Since technology and data availability have changed tremendously in recent years, we consider this revision of ISO 19157 appropriate. The challenges presented by the new types of available data as well as certain parts of traditional production processes that were not adequately covered with the ISO 19157:2013 version makes this revision essential if we want the proposed quality model that is continuously being applied. We need a model that ensures the highest degree of interoperability in the definition (conceptualization), quantification and reporting of data quality.
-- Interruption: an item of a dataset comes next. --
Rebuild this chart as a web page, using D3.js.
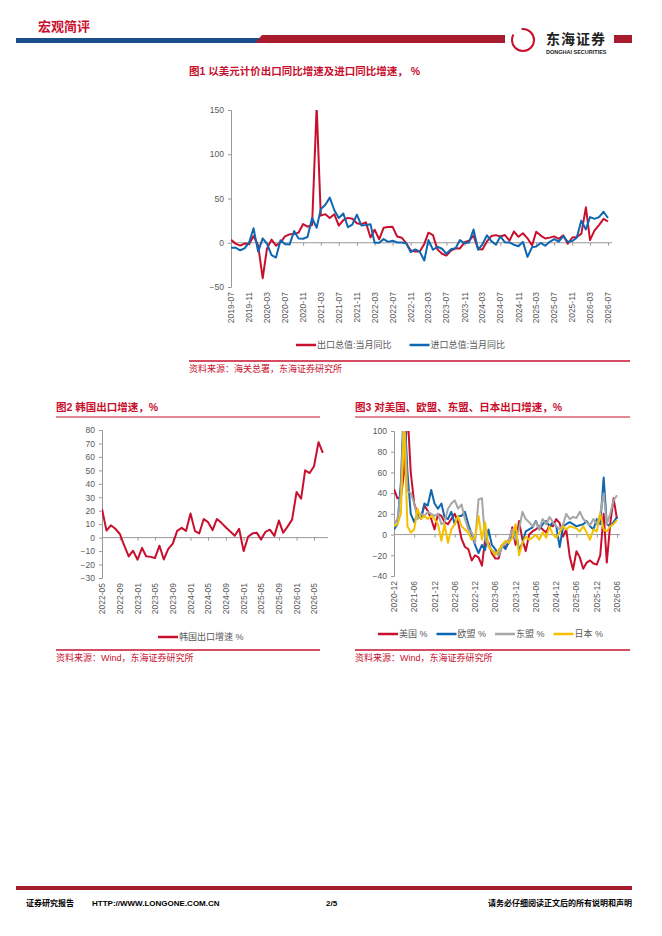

For this reason the convergence with other standards and the inclusion of new dimensions of quality and new quality elements are aspects that we consider critical.
Additionally, the experience in the application of the model offers us a set of very specific guidelines focused on the field of spatial data production, such that they can make the application of the IS better understood, more efficient, powerful and versatile.
Therefore, we consider that the review is a good opportunity to improve this IS, otherwise the new types of data will bring other proposals for data quality that will surely require more additional efforts. There is no other option than to evolve or perish.
We are convinced that quality aspects are going to be more and more important in the near future for the proper use of geographic data and correct decision-making based on them in order to face the global challenges threatening the survival and well-being of humankind in the long term, as expressed in the 17 Sustainable Development Goals defined by the United Nations.